Документально подтвержден тот факт, что мимеографическая фирма, бравшаяся отпечатать для Чаплина сценарий, в конце концов отчаялась и отказалась работать с ним. “Нам не нужны ни его сценарий, ни его деньги”, – говорилось в извещении о разрыве деловых отношений с режиссером. Чтобы дать представление о том, что творилось со сценарием “Огней рампы”, достаточно описать одну сцену, происходившую дома у Чаплина.
Принесли окончательный вариант, и секретарь, Ли Кобин, с улыбкой вручает его Чаплину. Ну вот и все, долгий и трудный путь завершен. Все точки над i расставлены, Рубикон, можно считать, остался позади. Чаплин принимает сценарий, с довольной улыбкой перелистывает страницы. Разумеется, он знает весь этот текст наизусть. Миссис Кобин не сводит с него глаз, и он зачитывает вслух несколько хорошо знакомых реплик. А потом вдруг принимается что-то бормотать себе под нос. Мусолит страницы. Все прекрасно. “Кальверо говорит…” Вдруг по его лицу пробегает тень, и у миссис Кобин появляется недоброе предчувствие. “А это что такое? Как это сюда попало? Кальверо… ммм… ммм. Это какая-то бессмыслица. Ммм-ммм… Нет, черт побери! Нет”. С гримасой отвращения он хватается за карандаш. “Ну, посмотрим”. Мисс Кобин бежит за блокнотом. Она готова писать под диктовку. “И вот…” Но нужные слова не спешат находиться. “Мммм…” Тут Чаплин уже начинает беситься. “К черту!” Он уже выдрал из сценария страницу. Вскоре секретарша уже бегает вокруг него кругами. Потом на пол летят все новые страницы. Когда расправа закончена и мир восстановлен, от окончательного варианта сценария остались одни клочки. “Придется все это писать заново”.
“Да, мистер Чаплин”.[35]
Ли Кобин была нанята исключительно для этой работы – для рутинного перелопачивания и упорядочения творческих находок Чаплина, и занималась она этим с 13 сентября 1948 года вплоть до 10 сентября 1951 года. Ее никогда не брали в штат, она работала за почасовую оплату и, как правило, четыре дня в неделю: по пятницам, если получалось, Чаплин уже устраивал выходные и удалялся на свой корабль, который назывался “Панацея”[36]
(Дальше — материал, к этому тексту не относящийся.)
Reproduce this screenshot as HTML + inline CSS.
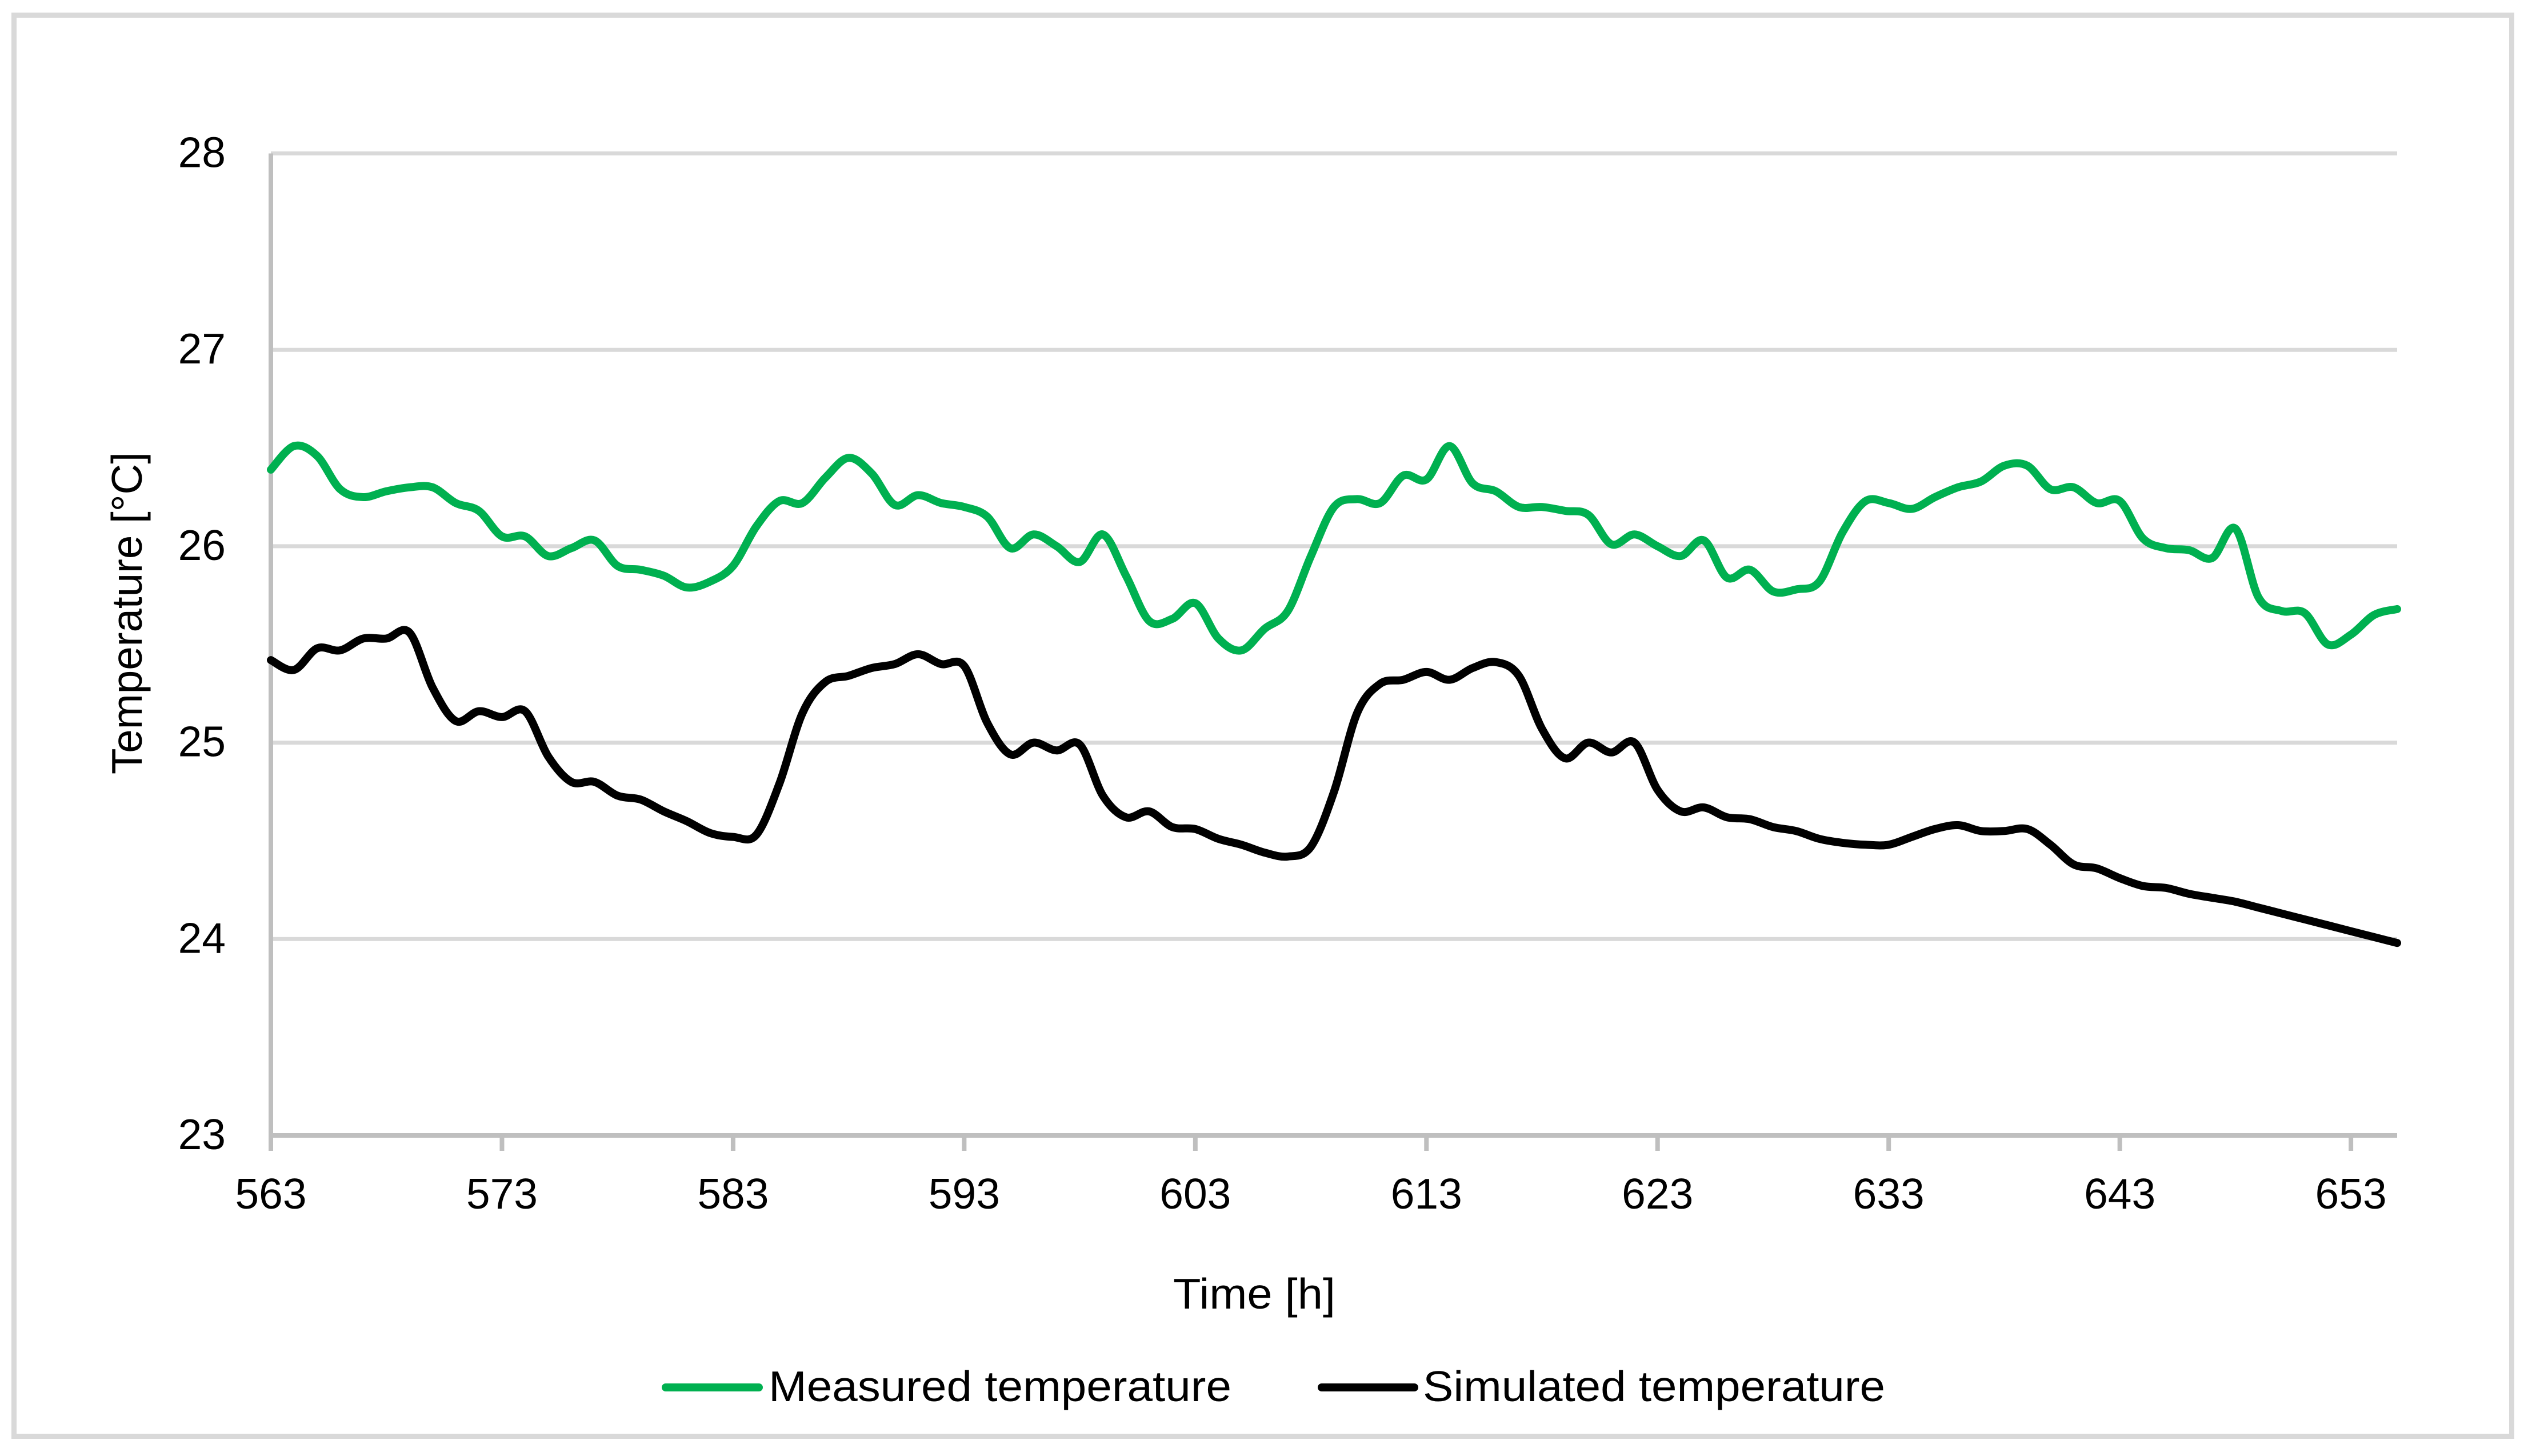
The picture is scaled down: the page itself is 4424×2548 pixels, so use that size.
<!DOCTYPE html>
<html lang="en">
<head>
<meta charset="utf-8">
<title>Measured and simulated temperature</title>
<style>
html,body{margin:0;padding:0;background:#fff;width:4424px;height:2548px;overflow:hidden}
svg{display:block}
text{font-family:"Liberation Sans",sans-serif;fill:#000;font-size:75px}
</style>
</head>
<body>
<svg id="chart" xmlns="http://www.w3.org/2000/svg" width="4424" height="2548" viewBox="0 0 4424 2548">
<rect x="24.5" y="26.5" width="4371" height="2487" fill="#fff" stroke="#d9d9d9" stroke-width="9"/>
<g id="grid"></g>
<g id="axes"></g>
<g id="series"></g>
<text transform="translate(248,1073) rotate(-90)" text-anchor="middle" textLength="564" lengthAdjust="spacingAndGlyphs">Temperature [°C]</text>
<text x="2195" y="2290" text-anchor="middle" textLength="284" lengthAdjust="spacingAndGlyphs">Time [h]</text>
<g>
<line x1="1165" y1="2428" x2="1328" y2="2428" stroke="#00b050" stroke-width="14" stroke-linecap="round"/>
<text x="1345" y="2452" textLength="810" lengthAdjust="spacingAndGlyphs">Measured temperature</text>
<line x1="2313" y1="2428" x2="2475" y2="2428" stroke="#000" stroke-width="14" stroke-linecap="round"/>
<text x="2490" y="2452" textLength="809" lengthAdjust="spacingAndGlyphs">Simulated temperature</text>
</g>
</svg>
<script>
const startHour = 563;
const yTickValues = [23, 24, 25, 26, 27, 28];
const xTickValues = [563, 573, 583, 593, 603, 613, 623, 633, 643, 653];
const measuredTemperature = [
26.39,26.51,26.46,26.29,26.25,26.28,26.30,26.30,26.22,26.18,
26.05,26.05,25.95,25.99,26.03,25.90,25.88,25.85,25.79,25.82,
25.90,26.10,26.23,26.22,26.35,26.45,26.37,26.21,26.26,26.22,
26.20,26.15,25.99,26.06,26.00,25.92,26.06,25.85,25.62,25.63,
25.71,25.53,25.47,25.58,25.67,25.95,26.20,26.24,26.22,26.36,
26.34,26.51,26.32,26.28,26.20,26.20,26.18,26.16,26.01,26.06,
26.00,25.95,26.03,25.84,25.88,25.77,25.78,25.82,26.07,26.23,
26.22,26.19,26.25,26.30,26.33,26.41,26.41,26.29,26.30,26.22,
26.23,26.04,25.99,25.98,25.94,26.09,25.74,25.67,25.66,25.50,
25.55,25.65,25.68
];
const simulatedTemperature = [
25.42,25.37,25.48,25.47,25.53,25.53,25.56,25.28,25.11,25.16,
25.13,25.16,24.93,24.80,24.80,24.73,24.71,24.65,24.60,24.54,
24.52,24.53,24.79,25.15,25.31,25.34,25.38,25.40,25.45,25.40,
25.39,25.10,24.94,25.00,24.96,24.99,24.73,24.62,24.65,24.57,
24.56,24.51,24.48,24.44,24.42,24.47,24.75,25.15,25.30,25.32,
25.36,25.32,25.38,25.41,25.34,25.07,24.92,25.00,24.95,25.00,
24.76,24.65,24.67,24.62,24.61,24.57,24.55,24.51,24.49,24.48,
24.48,24.52,24.56,24.58,24.55,24.55,24.56,24.48,24.38,24.36,
24.31,24.27,24.26,24.23,24.21,24.19,24.16,24.13,24.10,24.07,
24.04,24.01,23.98
];

const SVG_NS = 'http://www.w3.org/2000/svg';
const plotLeft = 474, plotRight = 4195, plotTop = 268.5, plotBottom = 1987;
const hoursSpan = measuredTemperature.length - 1;
const xScale = h => plotLeft + (h - startHour) * (plotRight - plotLeft) / hoursSpan;
const yScale = v => plotBottom - (v - 23) * (plotBottom - plotTop) / 5;

function smoothPath(values) {
  const pts = values.map((v, i) => [xScale(startHour + i), yScale(v)]);
  let d = 'M' + pts[0][0].toFixed(1) + ' ' + pts[0][1].toFixed(1);
  for (let i = 0; i < pts.length - 1; i++) {
    const p0 = pts[Math.max(i - 1, 0)], p1 = pts[i], p2 = pts[i + 1], p3 = pts[Math.min(i + 2, pts.length - 1)];
    const c1x = p1[0] + (p2[0] - p0[0]) / 6, c1y = p1[1] + (p2[1] - p0[1]) / 6;
    const c2x = p2[0] - (p3[0] - p1[0]) / 6, c2y = p2[1] - (p3[1] - p1[1]) / 6;
    d += 'C' + c1x.toFixed(1) + ' ' + c1y.toFixed(1) + ' ' + c2x.toFixed(1) + ' ' + c2y.toFixed(1) + ' ' + p2[0].toFixed(1) + ' ' + p2[1].toFixed(1);
  }
  return d;
}

const grid = document.getElementById('grid');
const axes = document.getElementById('axes');
const series = document.getElementById('series');

yTickValues.forEach(v => {
  if (v !== 23) {
    const gl = document.createElementNS(SVG_NS, 'line');
    
    
    gl.setAttribute('x1', plotLeft);
    gl.setAttribute('x2', plotRight);
    gl.setAttribute('y1', yScale(v));
    gl.setAttribute('y2', yScale(v));
    gl.setAttribute('stroke', '#d9d9d9');
    gl.setAttribute('stroke-width', '7');
    grid.appendChild(gl);
  }
  const t = document.createElementNS(SVG_NS, 'text');
  
  
  t.setAttribute('x', 395);
  t.setAttribute('y', yScale(v) + 24);
  t.setAttribute('text-anchor', 'end');
  t.textContent = v;
  axes.appendChild(t);
});

const yAxisLine = document.createElementNS(SVG_NS, 'line');


yAxisLine.setAttribute('x1', plotLeft);
yAxisLine.setAttribute('x2', plotLeft);
yAxisLine.setAttribute('y1', plotTop);
yAxisLine.setAttribute('y2', plotBottom);
yAxisLine.setAttribute('stroke', '#bfbfbf');
yAxisLine.setAttribute('stroke-width', '8');
axes.appendChild(yAxisLine);

const xAxisLine = document.createElementNS(SVG_NS, 'line');


xAxisLine.setAttribute('x1', plotLeft);
xAxisLine.setAttribute('x2', plotRight);
xAxisLine.setAttribute('y1', plotBottom);
xAxisLine.setAttribute('y2', plotBottom);
xAxisLine.setAttribute('stroke', '#bfbfbf');
xAxisLine.setAttribute('stroke-width', '8');
axes.appendChild(xAxisLine);

xTickValues.forEach(h => {
  const tk = document.createElementNS(SVG_NS, 'line');
  
  
  tk.setAttribute('x1', xScale(h));
  tk.setAttribute('x2', xScale(h));
  tk.setAttribute('y1', plotBottom);
  tk.setAttribute('y2', plotBottom + 27);
  tk.setAttribute('stroke', '#bfbfbf');
  tk.setAttribute('stroke-width', '8');
  axes.appendChild(tk);
  const t = document.createElementNS(SVG_NS, 'text');
  
  
  t.setAttribute('x', xScale(h));
  t.setAttribute('y', 2115);
  t.setAttribute('text-anchor', 'middle');
  t.textContent = h;
  axes.appendChild(t);
});

const measuredLine = document.createElementNS(SVG_NS, 'path');


measuredLine.setAttribute('d', smoothPath(measuredTemperature));
measuredLine.setAttribute('fill', 'none');
measuredLine.setAttribute('stroke', '#00b050');
measuredLine.setAttribute('stroke-width', '14');
measuredLine.setAttribute('stroke-linecap', 'round');
measuredLine.setAttribute('stroke-linejoin', 'round');
series.appendChild(measuredLine);

const simulatedLine = document.createElementNS(SVG_NS, 'path');


simulatedLine.setAttribute('d', smoothPath(simulatedTemperature));
simulatedLine.setAttribute('fill', 'none');
simulatedLine.setAttribute('stroke', '#000');
simulatedLine.setAttribute('stroke-width', '14');
simulatedLine.setAttribute('stroke-linecap', 'round');
simulatedLine.setAttribute('stroke-linejoin', 'round');
series.appendChild(simulatedLine);
</script>
</body>
</html>
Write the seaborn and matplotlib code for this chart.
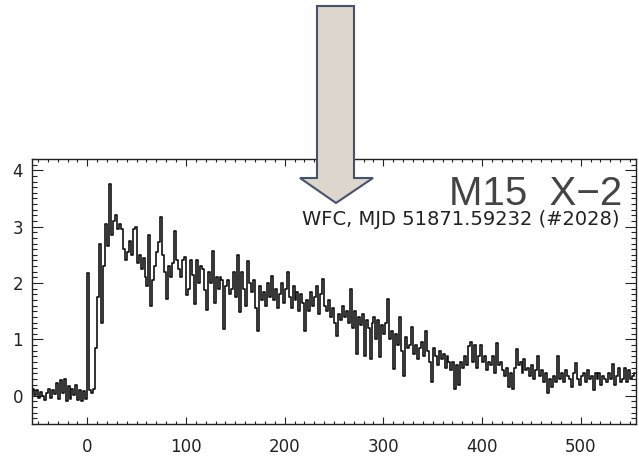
import numpy as np
import pandas as pd
import matplotlib
matplotlib.use("Agg")
import matplotlib.pyplot as plt
from matplotlib.patches import Polygon
from matplotlib.ticker import MultipleLocator
import seaborn as sns

# WFC light curve of the M15 X-2 burst, 2 s bins
bin_width = 2.0
t_start = -56.0

pre_burst = [
    0.12, 0.02, 0.10, -0.04, 0.06, 0.00, -0.08, 0.05, 0.12, -0.03,
    0.10, 0.03, 0.22, -0.06, 0.28, 0.05, 0.30, -0.10, 0.18, -0.05,
    0.12, 0.02, 0.20, -0.08, 0.10, -0.10, 0.08, -0.06,
]

burst = [
    2.18, 0.10, 0.05, 0.12, 0.85, 1.75, 2.70, 1.30, 2.30, 3.05,
    2.65, 3.75, 2.85, 3.10, 3.20, 2.95, 3.05, 2.95, 2.60, 2.40,
    2.55, 2.75, 2.50, 2.95, 3.00, 2.35, 2.50, 2.25, 2.45, 2.10,
    1.95, 2.85, 1.60, 2.05, 2.30, 2.55, 2.72, 3.17, 2.50, 2.20,
    1.72, 2.30, 2.10, 2.35, 2.92, 2.40, 2.25, 2.10, 2.40, 2.47,
    1.78, 1.90, 2.40, 2.15, 1.62, 2.40, 2.00, 2.30, 2.25, 1.88,
    1.53, 2.20, 2.00, 2.57, 1.65, 2.10, 1.90, 2.10, 2.05, 1.18,
    1.95, 2.05, 1.80, 1.90, 2.20, 1.75, 2.50, 1.48, 2.20, 1.90,
    1.60, 2.39, 2.00, 1.85, 2.05, 1.55, 1.15, 1.95, 1.70, 1.85,
    1.60, 2.00, 1.75, 2.12, 1.70, 1.90, 1.55, 1.80, 2.00, 1.65,
    1.90, 2.20, 1.75, 1.55, 1.95, 1.70, 1.85, 1.50, 1.80, 1.65,
    1.15, 1.70, 1.50, 1.85, 1.60, 1.75, 1.95, 1.45, 1.80, 2.07,
    1.60, 1.50, 1.70, 1.40, 1.55, 1.30, 1.06, 1.45, 1.35, 1.60,
    1.40, 1.50, 1.30, 1.89, 1.20, 1.50, 0.75, 1.40, 1.25, 1.45,
    0.70, 1.35, 1.20, 0.65, 1.30, 1.40, 1.00, 1.35, 0.68, 1.25,
    1.10, 1.30, 1.72, 1.00, 1.15, 0.48, 1.10, 0.90, 1.39, 0.80,
    0.35, 1.05, 0.85, 0.90, 1.22, 0.75, 0.90, 0.65, 0.85, 0.95,
    0.70, 1.15, 0.80, 0.60, 0.25, 0.85, 0.70, 0.55, 0.80, 0.65,
    0.75, 0.50, 0.70, 0.60, 0.45, 0.60, 0.12, 0.55, 0.20, 0.60,
    0.50, 0.70, 0.55, 0.88, 0.95, 0.60, 0.90, 0.50, 0.70, 0.90,
    0.60, 0.70, 0.45, 0.60, 0.55, 0.70, 0.40, 0.93, 0.55, 0.60,
    0.45, 0.35, 0.50, 0.15, 0.40, 0.12, 0.50, 0.83, 0.55, 0.60,
    0.40, 0.65, 0.45, 0.50, 0.35, 0.55, 0.30, 0.45, 0.70, 0.35,
    0.45, 0.25, 0.40, 0.05, 0.30, 0.15, 0.35, 0.25, 0.70, 0.30,
    0.40, 0.25, 0.45, 0.35, 0.30, 0.15, 0.40, 0.58, 0.30, 0.20,
    0.35, 0.40, 0.25, 0.45, 0.30, 0.35, 0.10, 0.40, 0.30, 0.40,
    0.20, 0.35, 0.30, 0.25, 0.40, 0.30, 0.57, 0.20, 0.35, 0.50,
    0.25, 0.30, 0.50, 0.25, 0.45, 0.30, 0.35, 0.40,
]

x_ticks = [0, 100, 200, 300, 400, 500]
y_ticks = [0, 1, 2, 3, 4]
title_text = "M15  X\u22122"
subtitle_text = "WFC, MJD 51871.59232 (#2028)"

rate = np.array(pre_burst + burst)
t_mid = t_start + bin_width * (np.arange(rate.size) + 0.5)
df = pd.DataFrame({"t": t_mid, "rate": rate})

sns.set_style("ticks")
plt.rcParams["font.family"] = ["DejaVu Sans"]

W, H = 639, 457
fig = plt.figure(figsize=(W / 100, H / 100), dpi=100)
ax = fig.add_axes([32 / W, 33 / H, (636 - 32) / W, (424 - 159) / H])

sns.lineplot(data=df, x="t", y="rate", ax=ax, drawstyle="steps-mid",
             color="#111111", linewidth=1.2, estimator=None)

ax.set_xlim(-56, 556)
ax.set_ylim(-0.5, 4.2)
ax.set_xticks(x_ticks)
ax.set_yticks(y_ticks)
ax.xaxis.set_minor_locator(MultipleLocator(10))
ax.yaxis.set_minor_locator(MultipleLocator(0.1))
ax.set_xlabel("")
ax.set_ylabel("")

for side in ["top", "right", "bottom", "left"]:
    ax.spines[side].set_visible(True)
    ax.spines[side].set_linewidth(1.0)
    ax.spines[side].set_color("#222222")

ax.tick_params(which="both", direction="in", top=True, right=True,
               color="#222222", width=0.8, labelcolor="#222222")
ax.tick_params(axis="x", which="major", length=5, pad=10, labelsize=12)
ax.tick_params(axis="x", which="minor", length=2.5)
ax.tick_params(axis="y", which="major", length=8, pad=6.5, labelsize=12)
ax.tick_params(axis="y", which="minor", length=3.5)

ax.text((622 - 32) / 604, (424 - 205) / 265, title_text, transform=ax.transAxes,
        ha="right", va="baseline", fontsize=29, color="#444444",
        family=["Liberation Sans", "DejaVu Sans"])
ax.text((620 - 32) / 604, (424 - 225) / 265, subtitle_text, transform=ax.transAxes,
        ha="right", va="baseline", fontsize=14, color="#222222")

# downward arrow pointing at the burst label
arrow_px = [(317, 6), (354, 6), (354, 178), (373, 178), (336, 203),
            (300, 178), (317, 178)]
arrow_fig = [(x / W, (H - y) / H) for x, y in arrow_px]
fig.add_artist(Polygon(arrow_fig, closed=True, transform=fig.transFigure,
                       facecolor="#DCD6CC", edgecolor="#44546A",
                       linewidth=1.5, zorder=5))

fig.savefig("out.png", dpi=100, facecolor="white")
.Если применявшийся Чаплином метод – вначале диктовать, а затем вносить поправки – был суровым испытанием для секретарей и мимеографов, то перед историком он ставит очень трудную задачу. В Чаплиновском архиве хранится около 4 тысяч страниц машинописного текста, напечатанного миссис Кобин. Некоторые представляют собой хаотичную мешанину из отдельных сцен, идей и перелицовок: возможно, именно они и были теми страницами, что “летели на пол”, когда Чаплин приходил в творческий раж, а затем кто-то подбирал их с пола и бессистемно складывал в стопки. Другие, более упорядоченные варианты сценариев, на первый взгляд одинаковые, если судить по нумерации страниц и содержанию, при ближайшем рассмотрении обнаруживают обширные расхождения в тексте, причем установить хронологию их создания часто нет ни малейшей возможности. Очень многие страницы испещрены рукописными исправлениями, которые вносились в ожидании следующего сеанса диктовки. Одни поправки внесены рукой Чаплина, другие сделаны миссис Кобин, иногда – скорописью.